The irony is that both readings are supported by the text, and Bradbury's insistence on a single correct interpretation sits uncomfortably beside a novel that argues passionately for the free exchange of ideas. Captain Beatty's speech does locate the origin of book-burning in popular indifference, but the novel also depicts a government that deploys Mechanical Hounds, arrests dissenters, and wages perpetual war to maintain control — institutional censorship of the most brutal kind. The tension between these two explanations is arguably the novel's greatest strength, not a problem to be resolved. Over time, the book has been read through whatever lens feels most urgent. In the McCarthy era, it was about political persecution. In the 1960s and 1970s, about counterculture resistance.
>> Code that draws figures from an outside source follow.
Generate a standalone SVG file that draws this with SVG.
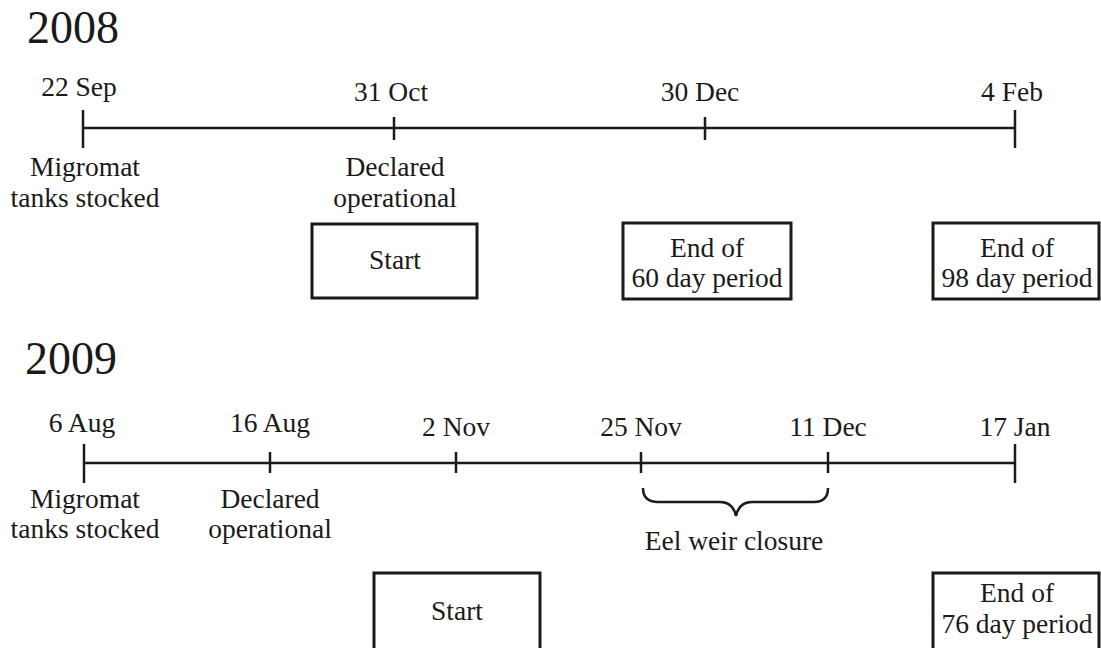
<svg xmlns="http://www.w3.org/2000/svg" width="1101" height="648" viewBox="0 0 1101 648">
<style>
text{font-family:"Liberation Serif","Times New Roman",serif;fill:#1a1a1a;text-anchor:middle}
.t{font-size:27.5px}
.y{font-size:46px;text-anchor:start}
.ln{stroke:#1a1a1a;stroke-width:2.5;fill:none}
.bx{stroke:#1a1a1a;stroke-width:3;fill:#fff}
</style>
<rect width="1101" height="648" fill="#fff"/>
<text class="y" x="27" y="43">2008</text>
<text class="y" x="25" y="374">2009</text>
<g id="connectors">
<line class="ln" x1="83" y1="128" x2="1015" y2="128"/>
<line class="ln" x1="83" y1="110" x2="83" y2="148"/>
<line class="ln" x1="394" y1="117" x2="394" y2="140"/>
<line class="ln" x1="705" y1="117" x2="705" y2="140"/>
<line class="ln" x1="1015" y1="110" x2="1015" y2="148"/>
<line class="ln" x1="84" y1="463" x2="1015" y2="463"/>
<line class="ln" x1="84" y1="444" x2="84" y2="483"/>
<line class="ln" x1="270" y1="452" x2="270" y2="473"/>
<line class="ln" x1="456" y1="452" x2="456" y2="473"/>
<line class="ln" x1="641" y1="452" x2="641" y2="473"/>
<line class="ln" x1="828" y1="452" x2="828" y2="473"/>
<line class="ln" x1="1015" y1="444" x2="1015" y2="483"/>
<path class="ln" d="M643,488 Q643,502 658,502 L720,502 Q733,502 736,516 Q739,502 752,502 L814,502 Q828,502 828,488"/>
</g>
<g id="d2008-22sep"><text class="t" x="79" y="96">22 Sep</text><text class="t" x="85" y="176">Migromat</text><text class="t" x="85" y="207">tanks stocked</text></g>
<g id="d2008-31oct"><text class="t" x="391" y="101">31 Oct</text><text class="t" x="395" y="176">Declared</text><text class="t" x="395" y="207">operational</text></g>
<g id="d2008-30dec"><text class="t" x="700" y="101">30 Dec</text></g>
<g id="d2008-4feb"><text class="t" x="1012" y="101">4 Feb</text></g>
<g id="b2008-start"><rect class="bx" x="312" y="224" width="165" height="74"/><text class="t" x="395" y="269">Start</text></g>
<g id="b2008-60"><rect class="bx" x="623" y="223" width="168" height="76"/><text class="t" x="707" y="257">End of</text><text class="t" x="707" y="287">60 day period</text></g>
<g id="b2008-98"><rect class="bx" x="933" y="223" width="166" height="76"/><text class="t" x="1017" y="257">End of</text><text class="t" x="1017" y="287">98 day period</text></g>
<g id="d2009-6aug"><text class="t" x="82" y="432">6 Aug</text><text class="t" x="85" y="508">Migromat</text><text class="t" x="85" y="538">tanks stocked</text></g>
<g id="d2009-16aug"><text class="t" x="270" y="432">16 Aug</text><text class="t" x="270" y="508">Declared</text><text class="t" x="270" y="538">operational</text></g>
<g id="d2009-2nov"><text class="t" x="456" y="436">2 Nov</text></g>
<g id="d2009-25nov"><text class="t" x="641" y="436">25 Nov</text></g>
<g id="d2009-11dec"><text class="t" x="828" y="436">11 Dec</text></g>
<g id="d2009-17jan"><text class="t" x="1015" y="436">17 Jan</text></g>
<g id="eel"><text class="t" x="734" y="550">Eel weir closure</text></g>
<g id="b2009-start"><rect class="bx" x="374" y="573" width="166" height="80"/><text class="t" x="457" y="620">Start</text></g>
<g id="b2009-76"><rect class="bx" x="933" y="573" width="166" height="80"/><text class="t" x="1017" y="602">End of</text><text class="t" x="1017" y="633">76 day period</text></g>
</svg>
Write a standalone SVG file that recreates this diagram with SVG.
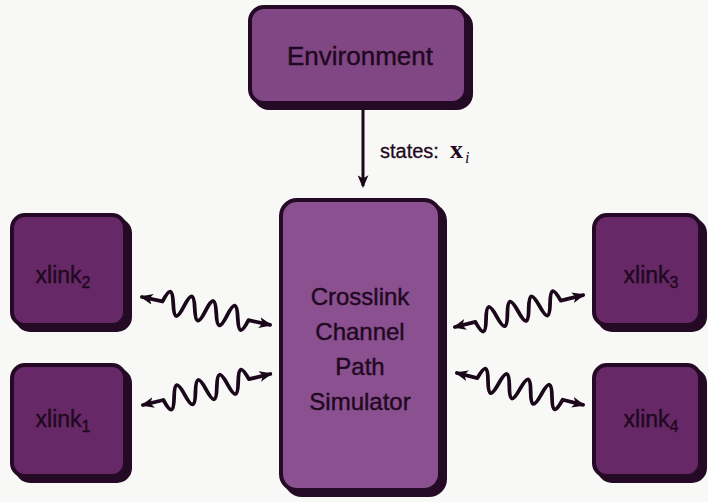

In the age of social media and algorithmic content, about voluntary attention collapse — the Mildred problem, as some critics call it. Each generation finds its own fears reflected back, which is why a short, imperfect novel written in nine days on a rented typewriter has outlasted more careful and comprehensive dystopias. The book keeps meaning new things because its central anxiety — that a culture can cheerfully destroy the things that make it worth living in — never quite goes away.